*Exercise task*
Set the listing down again in full, word for word, with the pictures left out.

[Entries with chart source code]
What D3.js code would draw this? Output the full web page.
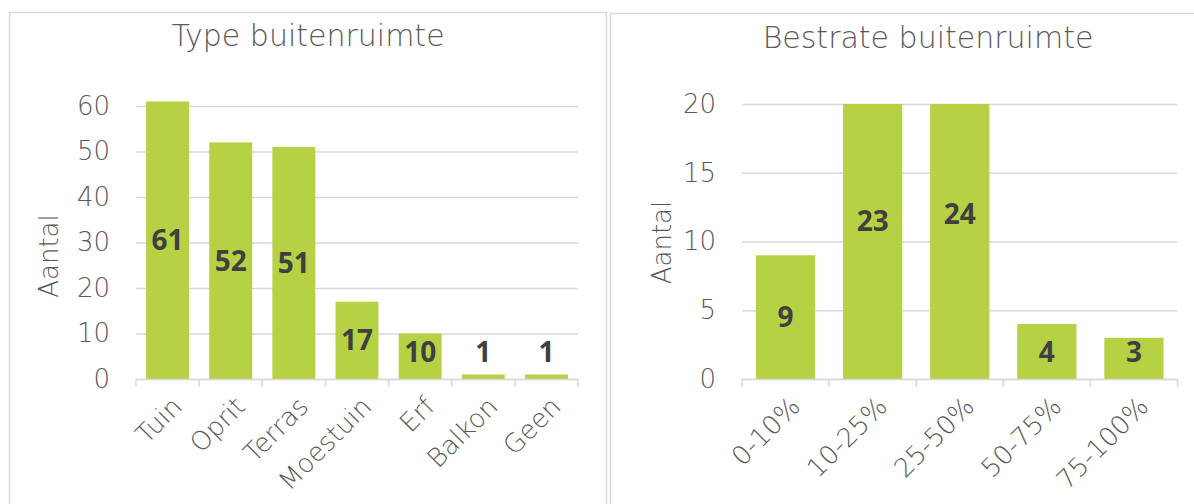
<!DOCTYPE html>
<html><head><meta charset="utf-8">
<script src="https://cdn.jsdelivr.net/npm/d3@7"></script>
<style>body{margin:0;background:#fff;} svg{display:block;}</style>
</head><body>
<svg id="chart" width="1194" height="504"></svg>
<script>
const typeCategories = ["Tuin","Oprit","Terras","Moestuin","Erf","Balkon","Geen"];
const typeValues = [61,52,51,17,10,1,1];
const typeTicks = [0,10,20,30,40,50,60];
const paveCategories = ["0-10%","10-25%","25-50%","50-75%","75-100%"];
const paveValues = [9,23,24,4,3];
const paveTicks = [0,5,10,15,20];

const FONT = "'DejaVu Sans', sans-serif";
const BFONT = "'Open Sans', 'Noto Sans', sans-serif";
const LW = 200;
const TEXT = "#595959", LABEL = "#404040", GRID = "#d9d9d9", BAR = "#b6d144";

const svg = d3.select("#chart");

function panel(o){
  const g = svg.append("g");
  g.append("rect").attr("x",o.box[0]).attr("y",o.box[1]).attr("width",o.box[2]).attr("height",o.box[3])
    .attr("fill","#fff").attr("stroke",GRID).attr("stroke-width",1.5);
  g.append("text").attr("x",o.titleX).attr("y",o.titleY).attr("text-anchor","middle")
    .attr("font-family",FONT).attr("font-weight",LW).attr("font-size",30).attr("fill",TEXT).text(o.title);

  const x = d3.scaleBand().domain(o.cats).range([o.x0,o.x1]).paddingInner(0.32).paddingOuter(0.16);
  const y = d3.scaleLinear().domain([0,o.yMax]).range([o.yb,o.yt]);

  const ya = g.append("g").attr("transform",`translate(${o.x0},0)`)
    .call(d3.axisLeft(y).tickValues(o.ticks).tickSize(-(o.x1-o.x0)).tickPadding(26));
  ya.select(".domain").remove();
  ya.selectAll(".tick line").attr("stroke",GRID).attr("stroke-width",1.5);
  ya.selectAll(".tick text").attr("font-family",FONT).attr("font-weight",LW).attr("font-size",26).attr("fill",TEXT);

  g.append("text").attr("transform",`translate(${o.axX},${o.axY}) rotate(-90)`).attr("text-anchor","middle")
    .attr("font-family",FONT).attr("font-weight",LW).attr("font-size",26).attr("fill",TEXT).text("Aantal");

  const top = o.clip ? o.yMax : Infinity;
  g.append("g").selectAll("rect").data(o.vals).join("rect")
    .attr("x",(d,i)=>x(o.cats[i])).attr("width",x.bandwidth())
    .attr("y",d=>y(Math.min(d,top))).attr("height",d=>y(0)-y(Math.min(d,top)))
    .attr("fill",BAR);

  const xa = g.append("g").attr("transform",`translate(0,${o.yb})`).call(d3.axisBottom(x).tickSize(0).tickPadding(0));
  xa.select(".domain").attr("stroke",GRID).attr("stroke-width",1.5);
  xa.selectAll(".tick text").attr("font-family",FONT).attr("font-weight",LW).attr("font-size",26).attr("fill",TEXT)
    .attr("text-anchor","end").attr("x",0).attr("y",0).attr("dy","0.71em")
    .attr("transform","translate(3,16) rotate(-45)");
  const bounds = d3.range(o.cats.length+1).map(i=>o.x0 + i*x.step());
  g.append("g").selectAll("line").data(bounds).join("line")
    .attr("x1",d=>d).attr("x2",d=>d).attr("y1",o.yb).attr("y2",o.yb+8)
    .attr("stroke",GRID).attr("stroke-width",1.5);

  g.append("g").selectAll("text").data(o.vals).join("text")
    .attr("x",(d,i)=>x(o.cats[i])+x.bandwidth()/2)
    .attr("y",d=>Math.min(y(d/2), y(0)-27)).attr("dy","0.36em").attr("text-anchor","middle")
    .attr("font-family",BFONT).attr("font-weight",700).attr("font-size",28).attr("fill",LABEL).text(d=>d);
}

panel({box:[9.5,12.5,597,600],title:"Type buitenruimte",titleX:308,titleY:46,
  cats:typeCategories,vals:typeValues,ticks:typeTicks,yMax:60,clip:false,
  x0:136,x1:578,yt:106,yb:379,axX:58,axY:256});
panel({box:[610.5,13.5,700,600],title:"Bestrate buitenruimte",titleX:928,titleY:47.5,
  cats:paveCategories,vals:paveValues,ticks:paveTicks,yMax:20,clip:true,
  x0:742,x1:1177.5,yt:104,yb:379,axX:671,axY:242.5});
</script>
</body></html>
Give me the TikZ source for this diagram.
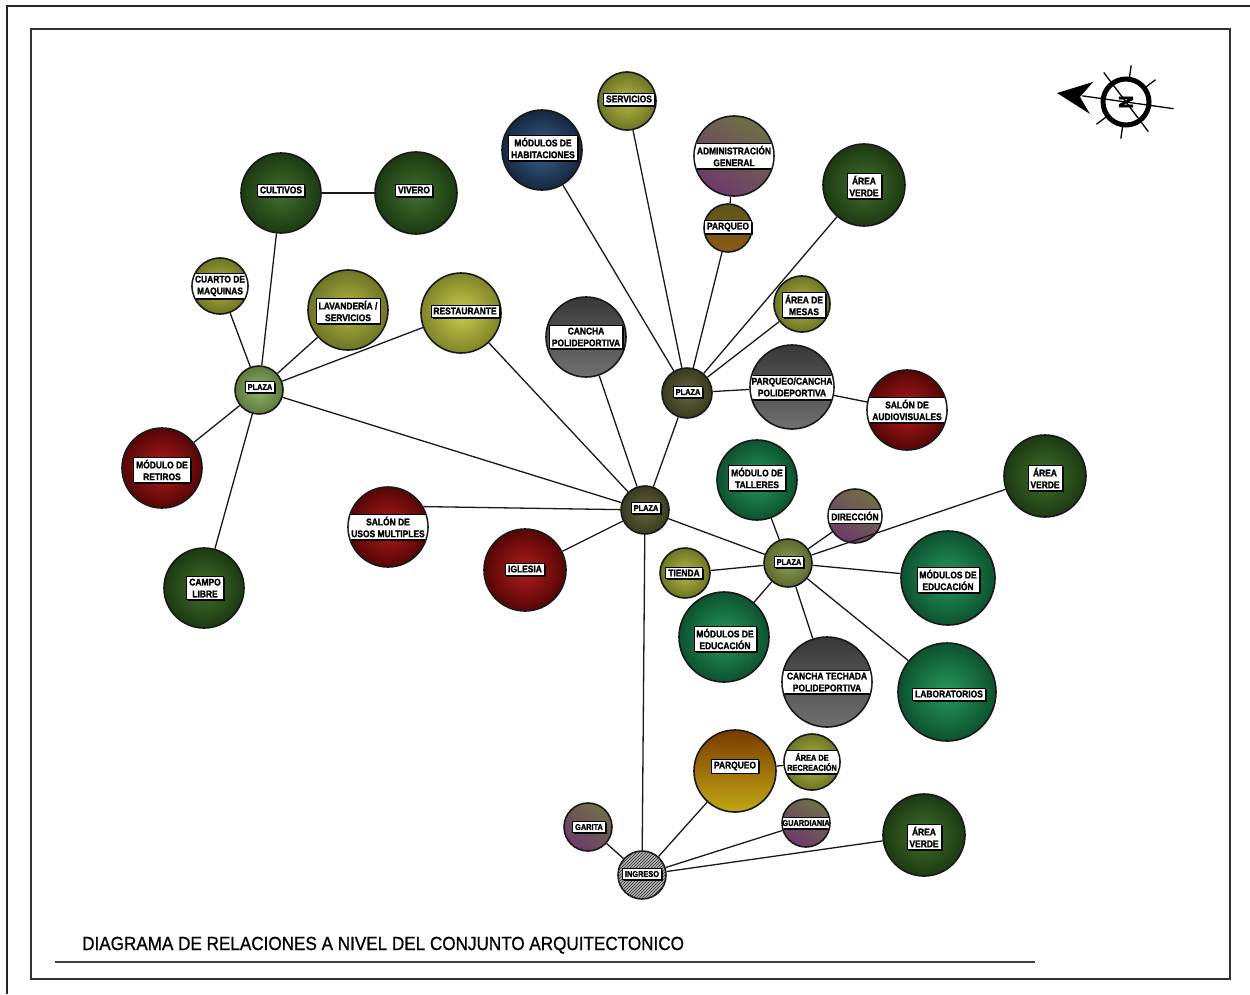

*The completed task*
What D3.js code would draw this? Output the full web page.
<!DOCTYPE html>
<html><head><meta charset="utf-8">
<script src="https://cdn.jsdelivr.net/npm/d3@7"></script>
<style>body{margin:0;background:#fff;} svg{display:block;}</style>
</head><body>
<svg id="chart" width="1194" height="504"></svg>
<script>
const typeCategories = ["Tuin","Oprit","Terras","Moestuin","Erf","Balkon","Geen"];
const typeValues = [61,52,51,17,10,1,1];
const typeTicks = [0,10,20,30,40,50,60];
const paveCategories = ["0-10%","10-25%","25-50%","50-75%","75-100%"];
const paveValues = [9,23,24,4,3];
const paveTicks = [0,5,10,15,20];

const FONT = "'DejaVu Sans', sans-serif";
const BFONT = "'Open Sans', 'Noto Sans', sans-serif";
const LW = 200;
const TEXT = "#595959", LABEL = "#404040", GRID = "#d9d9d9", BAR = "#b6d144";

const svg = d3.select("#chart");

function panel(o){
  const g = svg.append("g");
  g.append("rect").attr("x",o.box[0]).attr("y",o.box[1]).attr("width",o.box[2]).attr("height",o.box[3])
    .attr("fill","#fff").attr("stroke",GRID).attr("stroke-width",1.5);
  g.append("text").attr("x",o.titleX).attr("y",o.titleY).attr("text-anchor","middle")
    .attr("font-family",FONT).attr("font-weight",LW).attr("font-size",30).attr("fill",TEXT).text(o.title);

  const x = d3.scaleBand().domain(o.cats).range([o.x0,o.x1]).paddingInner(0.32).paddingOuter(0.16);
  const y = d3.scaleLinear().domain([0,o.yMax]).range([o.yb,o.yt]);

  const ya = g.append("g").attr("transform",`translate(${o.x0},0)`)
    .call(d3.axisLeft(y).tickValues(o.ticks).tickSize(-(o.x1-o.x0)).tickPadding(26));
  ya.select(".domain").remove();
  ya.selectAll(".tick line").attr("stroke",GRID).attr("stroke-width",1.5);
  ya.selectAll(".tick text").attr("font-family",FONT).attr("font-weight",LW).attr("font-size",26).attr("fill",TEXT);

  g.append("text").attr("transform",`translate(${o.axX},${o.axY}) rotate(-90)`).attr("text-anchor","middle")
    .attr("font-family",FONT).attr("font-weight",LW).attr("font-size",26).attr("fill",TEXT).text("Aantal");

  const top = o.clip ? o.yMax : Infinity;
  g.append("g").selectAll("rect").data(o.vals).join("rect")
    .attr("x",(d,i)=>x(o.cats[i])).attr("width",x.bandwidth())
    .attr("y",d=>y(Math.min(d,top))).attr("height",d=>y(0)-y(Math.min(d,top)))
    .attr("fill",BAR);

  const xa = g.append("g").attr("transform",`translate(0,${o.yb})`).call(d3.axisBottom(x).tickSize(0).tickPadding(0));
  xa.select(".domain").attr("stroke",GRID).attr("stroke-width",1.5);
  xa.selectAll(".tick text").attr("font-family",FONT).attr("font-weight",LW).attr("font-size",26).attr("fill",TEXT)
    .attr("text-anchor","end").attr("x",0).attr("y",0).attr("dy","0.71em")
    .attr("transform","translate(3,16) rotate(-45)");
  const bounds = d3.range(o.cats.length+1).map(i=>o.x0 + i*x.step());
  g.append("g").selectAll("line").data(bounds).join("line")
    .attr("x1",d=>d).attr("x2",d=>d).attr("y1",o.yb).attr("y2",o.yb+8)
    .attr("stroke",GRID).attr("stroke-width",1.5);

  g.append("g").selectAll("text").data(o.vals).join("text")
    .attr("x",(d,i)=>x(o.cats[i])+x.bandwidth()/2)
    .attr("y",d=>Math.min(y(d/2), y(0)-27)).attr("dy","0.36em").attr("text-anchor","middle")
    .attr("font-family",BFONT).attr("font-weight",700).attr("font-size",28).attr("fill",LABEL).text(d=>d);
}

panel({box:[9.5,12.5,597,600],title:"Type buitenruimte",titleX:308,titleY:46,
  cats:typeCategories,vals:typeValues,ticks:typeTicks,yMax:60,clip:false,
  x0:136,x1:578,yt:106,yb:379,axX:58,axY:256});
panel({box:[610.5,13.5,700,600],title:"Bestrate buitenruimte",titleX:928,titleY:47.5,
  cats:paveCategories,vals:paveValues,ticks:paveTicks,yMax:20,clip:true,
  x0:742,x1:1177.5,yt:104,yb:379,axX:671,axY:242.5});
</script>
</body></html>
Give me the TikZ source for this diagram.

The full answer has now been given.